What is the Hilbert transform of a white noise $\xi(t)$?
By the Hilbert transform I mean: http://mathworld.wolfram.com/HilbertTransform.html
Thank you.
What is the Hilbert transform of a white noise $\xi(t)$?
By the Hilbert transform I mean: http://mathworld.wolfram.com/HilbertTransform.html
Thank you.
The Hilbert transform of white noise is white noise.
Let $(\Omega,\mathcal{F},P)$ be a probability space. A map $\xi:L^2(\mathbb{R})\to L^2(\Omega)$ is called white noise on $\mathbb{R}$ if
$(\xi(g_1),\ldots,\xi(g_n))$ has a mean zero, multivariate Gaussian distribution, for all $g_1,\ldots,g_n\in L^2(\mathbb{R})$, and
$E[\xi(g)\xi(h)] = \langle g,h\rangle$, for all $g,h\in L^2(\mathbb{R})$.
Other notation for $\xi(g)$ includes $\xi(g)=\langle \xi,g\rangle=\int_\mathbb{R}\xi(t)g(t)\,dt$.
Let $H:L^2(\mathbb{R})\to L^2(\mathbb{R})$ denote the Hilbert transform and $H^*$ its dual. The Hilbert transform of white noise can be defined in the usual way by duality, so that $ \langle H\xi,g\rangle = \langle \xi,H^*g\rangle. $ Or, in other words, $H\xi=\xi\circ H^*:L^2(\mathbb{R})\to L^2(\Omega)$.
Since $(H\xi(g_1),\ldots,H\xi(g_n))=(\xi(H^*g_1),\ldots,\xi(H^*g_n))$, it follows that $H\xi$ satisfies (1) above. Also, $H^*=-H$ and $H^2=-I$, which gives $HH^*=I$. Therefore, \begin{align*} E[\langle H\xi,g\rangle\langle H\xi,h\rangle] &= E[\langle \xi,H^*g\rangle\langle \xi,H^*h\rangle]\\ &= \langle H^*g,H^*h\rangle\\ &= \langle g,HH^*h\rangle\\ &= \langle g,h\rangle. \end{align*} This verifies (2) and shows that $H\xi$ is a white noise.
Edit:
Although $\xi$ and $H\xi$ are both white noise, they are not the same white noise, and one may wonder about the relationship between the two. One way to study this relationship is to consider their integrals, which are two-sided Brownian motions.

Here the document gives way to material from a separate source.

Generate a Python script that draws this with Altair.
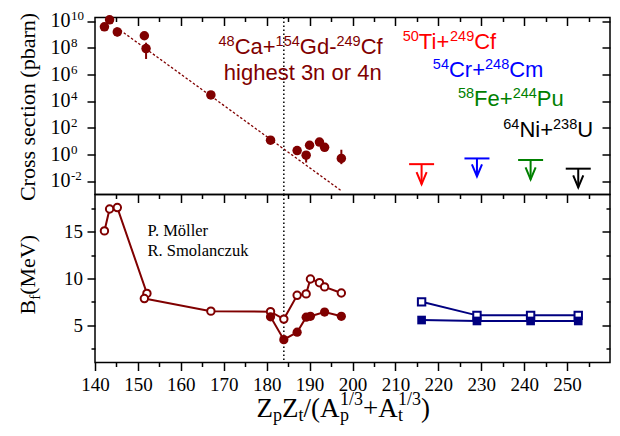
import re
import math
import altair as alt
import pandas as pd

# ---------------- data ----------------
# upper panel: 48Ca + 154Gd ... 249Cf, highest 3n or 4n cross sections (pbarn)
cs_x = [142.2, 143.4, 145.2, 151.5, 151.9, 167.0, 180.9, 187.1, 189.2, 190.0, 192.3, 193.5, 197.4]
cs_val = [3.9e9, 1.3e10, 1.6e9, 8.3e8, 9.1e7, 3.0e4, 12.0, 2.0, 0.89, 5.0, 8.7, 3.5, 0.51]

err_x = [145.2, 151.9, 189.2, 197.4]
err_lo = [7.5e8, 1.5e7, 0.25, 0.19]
err_hi = [2.0e9, 2.5e8, 1.6, 2.3]

fit_x = [145.0, 197.5]
fit_val = [3.5e9, 1.8e-3]

# upper limits (^{..} marks a superscript)
lim_names = ["^{50}Ti+^{249}Cf", "^{54}Cr+^{248}Cm", "^{58}Fe+^{244}Pu", "^{64}Ni+^{238}U"]
lim_colors = ["#ff0000", "#0000ff", "#008000", "#000000"]
lim_x = [216.1, 229.0, 241.5, 252.6]
lim_val = [0.19, 0.51, 0.39, 0.087]
lim_tip = [0.0059, 0.023, 0.0135, 0.0034]
lim_label_x = [222.6, 231.6, 236.9, 245.6]
lim_label_y = [8.1e7, 6.3e5, 4.7e3, 21.0]

ca_text = ["^{48}Ca+^{154}Gd-^{249}Cf", "highest 3n or 4n"]
ca_text_x = [187.9, 188.4]
ca_text_y = [3.5e7, 4.1e5]

vline_x = [184.0]

# lower panel: fission barriers (MeV)
bf_open_x = [142.2, 143.4, 145.2, 152.1, 151.5, 167.0, 180.9, 184.0, 187.1, 189.2, 190.2, 192.3, 193.5, 197.4]
bf_open_y = [15.1, 17.45, 17.6, 8.4, 7.85, 6.5, 6.45, 5.65, 8.2, 8.35, 9.95, 9.55, 9.1, 8.45]
bf_fill_x = [180.9, 184.0, 187.1, 189.2, 190.2, 193.5, 197.4]
bf_fill_y = [5.9, 3.45, 4.25, 5.85, 5.95, 6.4, 5.95]
sq_x = [216.1, 229.0, 241.5, 252.6]
sq_open_y = [7.5, 6.05, 6.05, 6.05]
sq_fill_y = [5.55, 5.45, 5.45, 5.45]

authors = ["P. Möller", "R. Smolanczuk"]
authors_x = [152.25, 152.25]
authors_y = [14.6, 12.4]

# axis ticks / labels
x_major_lab = list(range(140, 251, 10))
x_major_in = list(range(150, 251, 10))
x_minor = list(range(145, 256, 10))
top_exps = [-2, 0, 2, 4, 6, 8, 10]
top_exp_text = ["-2", "0", "2", "4", "6", "8", "10"]
top_y_major = [10.0 ** e for e in top_exps]
bot_y_major = [5, 10, 15]
bot_y_minor = [2.5, 7.5, 12.5, 17.5]

title_top = "Cross section (pbarn)"

# ---------------- styles / layout ----------------
MAROON = "#800000"
NAVY = "#000080"
W = 515
H_TOP = 177
H_BOT = 168
X_DOM = [140, 260]
Y_TOP_DOM = [1e-3, 1.95e10]
ARROW = "M-0.42,-1L0,0L0.42,-1"
PXU = W / (X_DOM[1] - X_DOM[0])                                   # px per x unit
PXD = H_TOP / (math.log10(Y_TOP_DOM[1]) - math.log10(Y_TOP_DOM[0]))  # px per decade

xs = alt.Scale(domain=X_DOM, nice=False, zero=False)
ys_top = alt.Scale(type="log", domain=Y_TOP_DOM, nice=False)
ys_bot = alt.Scale(domain=[1, 19], nice=False, zero=False)
LABEL = dict(labelFont="Liberation Serif", labelFontSize=19, labelColor="black",
             labelFlush=False, labelOverlap=False)

# Arial / Liberation Sans advance widths (1/1000 em)
AW = {c: 556 for c in "0123456789"}
AW.update({"T": 611, "i": 222, "+": 584, "C": 722, "f": 278, "a": 556, "G": 778, "d": 556,
           "-": 333, "r": 333, "m": 833, "F": 611, "e": 556, "P": 667, "u": 556, "N": 722,
           "U": 722, "h": 556, "g": 556, "s": 500, "t": 278, " ": 278, "n": 556, "o": 556})
MAIN, SUPS, RAISE = 22, 14.5, 8.0


def compose(label, ax_, ay_, color):
    parts = re.split(r"(\^\{[^}]*\})", label)
    segs = [(p[2:-1], True) if p.startswith("^{") else (p, False) for p in parts if p]
    widths = [sum(AW[c] for c in t) * (SUPS if s else MAIN) / 1000 for t, s in segs]
    cur = -sum(widths) / 2
    rows = []
    for (t, s), w in zip(segs, widths):
        rows.append({"t": t, "x": ax_ + cur / PXU,
                     "y": ay_ * 10 ** ((RAISE if s else 0) / PXD), "sup": s, "c": color})
        cur += w
    return rows


def tick_axis(orient, values, size, offset=0):
    return alt.Axis(orient=orient, values=values, tickSize=size, offset=offset, labels=False,
                    domain=False, grid=False, title=None, tickColor="black", tickWidth=1.5)


def text_piece(text, x, y, size, angle=0, align="left", font="Liberation Serif"):
    return alt.Chart(pd.DataFrame({"t": [text]})).mark_text(
        font=font, fontSize=size, color="black", angle=angle, align=align, baseline="alphabetic"
    ).encode(text="t:N", x=alt.value(x), y=alt.value(y))


# ---------------- upper panel ----------------
df_cs = pd.DataFrame({"x": cs_x, "y": cs_val})
df_err = pd.DataFrame({"x": err_x, "lo": err_lo, "hi": err_hi})
df_fit = pd.DataFrame({"x": fit_x, "y": fit_val})
df_v = pd.DataFrame({"x": vline_x})
df_lim = pd.DataFrame({"name": lim_names, "x": lim_x, "bar": lim_val, "tip": lim_tip})
lim_color = alt.Color("name:N", scale=alt.Scale(domain=lim_names, range=lim_colors), legend=None)

rows = []
for n, c, lx, ly in zip(lim_names, lim_colors, lim_label_x, lim_label_y):
    rows += compose(n, lx, ly, c)
for t, lx, ly in zip(ca_text, ca_text_x, ca_text_y):
    rows += compose(t, lx, ly, MAROON)
df_lab = pd.DataFrame(rows)

df_ytick = pd.DataFrame({"v": top_y_major, "e": top_exp_text, "b": ["10"] * len(top_exps)})

fit = alt.Chart(df_fit).mark_line(color=MAROON, strokeDash=[2.5, 2], strokeWidth=1.3).encode(
    x=alt.X("x:Q", scale=xs, axis=tick_axis("bottom", x_major_in, 8)),
    y=alt.Y("y:Q", scale=ys_top, axis=tick_axis("left", top_y_major, 8)),
)
vline_t = alt.Chart(df_v).mark_rule(color="black", strokeDash=[1.5, 2.5], strokeWidth=1.5).encode(
    x=alt.X("x:Q", scale=xs, axis=tick_axis("top", x_major_in, 8, offset=-8)),
)
err = alt.Chart(df_err).mark_rule(color=MAROON, strokeWidth=2).encode(
    x=alt.X("x:Q", scale=xs, axis=tick_axis("bottom", x_minor, 4)),
    y=alt.Y("lo:Q", scale=ys_top, axis=tick_axis("right", top_y_major, 8, offset=-8)),
    y2="hi:Q",
)
pts = alt.Chart(df_cs).mark_circle(color=MAROON, size=90, opacity=1).encode(
    x=alt.X("x:Q", scale=xs, axis=tick_axis("top", x_minor, 4, offset=-4)),
    y=alt.Y("y:Q", scale=ys_top, axis=None),
)
lim_bar = alt.Chart(df_lim).mark_tick(orient="horizontal", size=25, thickness=2, opacity=1).encode(
    x=alt.X("x:Q", scale=xs, axis=None), y=alt.Y("bar:Q", scale=ys_top, axis=None), color=lim_color)
lim_shaft = alt.Chart(df_lim).mark_rule(strokeWidth=2).encode(
    x=alt.X("x:Q", scale=xs, axis=None), y=alt.Y("bar:Q", scale=ys_top, axis=None), y2="tip:Q",
    color=lim_color)
lim_head = alt.Chart(df_lim).mark_point(shape=ARROW, filled=False, strokeWidth=2, size=576, opacity=1).encode(
    x=alt.X("x:Q", scale=xs, axis=None), y=alt.Y("tip:Q", scale=ys_top, axis=None), color=lim_color)

lab_base = alt.Chart(df_lab).encode(
    x=alt.X("x:Q", scale=xs, axis=None), y=alt.Y("y:Q", scale=ys_top, axis=None),
    text="t:N", color=alt.Color("c:N", scale=None))
lab_main = lab_base.transform_filter("!datum.sup").mark_text(
    font="Liberation Sans", fontSize=MAIN, align="left", baseline="alphabetic")
lab_sup = lab_base.transform_filter("datum.sup").mark_text(
    font="Liberation Sans", fontSize=SUPS, align="left", baseline="alphabetic")

ytick_base = alt.Chart(df_ytick).encode(y=alt.Y("v:Q", scale=ys_top, axis=None))
ytick_10 = ytick_base.mark_text(font="Liberation Serif", fontSize=20, align="left",
                                baseline="middle", color="black").encode(
    text="b:N", x=alt.value(-44.5))
ytick_e = ytick_base.mark_text(font="Liberation Serif", fontSize=13, align="left",
                               baseline="middle", color="black", dy=-5).encode(
    text="e:N", x=alt.value(-24))

ttl_top = alt.Chart(pd.DataFrame({"t": [title_top]})).mark_text(
    font="Liberation Serif", fontSize=22, angle=270, align="center", baseline="alphabetic", color="black"
).encode(text="t:N", x=alt.value(-60), y=alt.value(H_TOP / 2 + 1))

top = alt.layer(fit, vline_t, err, pts, lim_bar, lim_shaft, lim_head, lab_main, lab_sup,
                ytick_10, ytick_e, ttl_top).properties(
    width=W, height=H_TOP).resolve_axis(x="independent", y="independent")

# ---------------- lower panel ----------------
df_o = pd.DataFrame({"x": bf_open_x, "y": bf_open_y, "i": list(range(len(bf_open_x)))})
df_f = pd.DataFrame({"x": bf_fill_x, "y": bf_fill_y, "i": list(range(len(bf_fill_x)))})
df_sq = pd.DataFrame({"x": sq_x, "yo": sq_open_y, "yf": sq_fill_y})
df_auth = pd.DataFrame({"t": authors, "x": authors_x, "y": authors_y})

vline_b = alt.Chart(df_v).mark_rule(color="black", strokeDash=[1.5, 2.5], strokeWidth=1.5).encode(
    x=alt.X("x:Q", scale=xs, axis=None))
o_line = alt.Chart(df_o).mark_line(color=MAROON, strokeWidth=2).encode(
    x=alt.X("x:Q", scale=xs, axis=alt.Axis(
        orient="bottom", values=x_major_lab, tickSize=8, labelPadding=5, format="d",
        domain=False, grid=False, title=None, tickColor="black", tickWidth=1.5, **LABEL)),
    y=alt.Y("y:Q", scale=ys_bot, axis=alt.Axis(
        orient="left", values=bot_y_major, tickSize=8, labelPadding=4.5, format="d",
        domain=False, grid=False, title=None, tickColor="black", tickWidth=1.5, **LABEL)),
    order="i:Q",
)
o_pts = alt.Chart(df_o).mark_point(shape="circle", filled=True, fill="white", stroke=MAROON,
                                   strokeWidth=2, size=55, opacity=1).encode(
    x=alt.X("x:Q", scale=xs, axis=tick_axis("bottom", x_minor, 4)),
    y=alt.Y("y:Q", scale=ys_bot, axis=tick_axis("left", bot_y_minor, 4)),
)
f_line = alt.Chart(df_f).mark_line(color=MAROON, strokeWidth=2).encode(
    x=alt.X("x:Q", scale=xs, axis=None),
    y=alt.Y("y:Q", scale=ys_bot, axis=tick_axis("right", bot_y_major, 8, offset=-8)),
    order="i:Q",
)
f_pts = alt.Chart(df_f).mark_circle(color=MAROON, size=85, opacity=1).encode(
    x=alt.X("x:Q", scale=xs, axis=None),
    y=alt.Y("y:Q", scale=ys_bot, axis=tick_axis("right", bot_y_minor, 4, offset=-4)),
)
sq_o_line = alt.Chart(df_sq).mark_line(color=NAVY, strokeWidth=2).encode(
    x=alt.X("x:Q", scale=xs, axis=None), y=alt.Y("yo:Q", scale=ys_bot, axis=None))
sq_f_line = alt.Chart(df_sq).mark_line(color=NAVY, strokeWidth=2).encode(
    x=alt.X("x:Q", scale=xs, axis=None), y=alt.Y("yf:Q", scale=ys_bot, axis=None))
sq_o = alt.Chart(df_sq).mark_point(shape="square", filled=True, fill="white", stroke=NAVY,
                                   strokeWidth=2, size=55, opacity=1).encode(
    x=alt.X("x:Q", scale=xs, axis=None), y=alt.Y("yo:Q", scale=ys_bot, axis=None))
sq_f = alt.Chart(df_sq).mark_square(color=NAVY, size=75, opacity=1).encode(
    x=alt.X("x:Q", scale=xs, axis=None), y=alt.Y("yf:Q", scale=ys_bot, axis=None))
auth = alt.Chart(df_auth).mark_text(font="Liberation Serif", fontSize=16.5, align="left",
                                    baseline="alphabetic", color="black").encode(
    x=alt.X("x:Q", scale=xs, axis=None), y=alt.Y("y:Q", scale=ys_bot, axis=None), text="t:N")

# y title B_f(MeV) (rotated) and x title Z_pZ_t/(A_p^{1/3}+A_t^{1/3})
M, S = 27, 18
yb = H_BOT + 54
sub, sup = 4.5, -11.5
titles = [
    text_piece("B", -60, 120, 22, angle=270),
    text_piece("f", -55, 105.3, 15, angle=270),
    text_piece("(MeV)", -60, 100.3, 22, angle=270),
    text_piece("Z", 161.5, yb, M),
    text_piece("p", 178.0, yb + sub, S),
    text_piece("Z", 187.0, yb, M),
    text_piece("t", 203.5, yb + sub, S),
    text_piece("/(A", 208.5, yb, M),
    text_piece("p", 245.0, yb + sub, S),
    text_piece("1/3", 245.0, yb + sup, S),
    text_piece("+A", 268.0, yb, M),
    text_piece("t", 303.0, yb + sub, S),
    text_piece("1/3", 303.0, yb + sup, S),
    text_piece(")", 326.0, yb, M),
]

bottom = alt.layer(vline_b, o_line, o_pts, f_line, f_pts, sq_o_line, sq_f_line, sq_o, sq_f, auth,
                   *titles).properties(width=W, height=H_BOT).resolve_axis(x="independent", y="independent")

chart = alt.vconcat(top, bottom, spacing=0, bounds="flush").properties(
    padding={"left": 8, "top": 1.5, "right": 0, "bottom": 0}
).configure_view(stroke="black", strokeWidth=1.5)

chart.save("out.html", embed_options={"renderer": "svg", "actions": False})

A two-sided Brownian motion is a process $B$ of the form $ B(t) = \begin{cases} B_1(t) &\text{if $t\ge 0$},\\ B_2(-t) &\text{if $t<0$}, \end{cases} $ where $B_1,B_2$ are independent, standard Brownian motions. A two-sided Brownian motion can be constructed from a white noise $\xi$ on $\mathbb{R}$ by using $B_1(t)=\xi(1_{[0,t]})$ and $B_2(t)=\xi(1_{[-t,0]})$. We then have $ \xi(g) = \int_{\mathbb{R}}g(t)\,dB(t), $ for all $g\in L^2(\mathbb{R})$, where the above is the Itô integral.
Let $W$ be the two-sided Brownian motion constructed from $H\xi$ in the above manner. Then for $t>0$, $ W(t) = H\xi(1_{[0,t]}) = \xi(H^*1_{[0,t]}) = \int_{\mathbb{R}} H^*1_{[0,t]}(s)\,dB(s). $ Using $H^*=-H$ and the formula from the Wikipedia page, we have $ W(t) = -\frac1\pi\int_{\mathbb{R}}\log\left|{\frac{s}{s-t}}\right|\,dB(s). $ A similar formula can be derived for $t<0$. Together, these formulas give an explicit relationship between the two integrated white noises.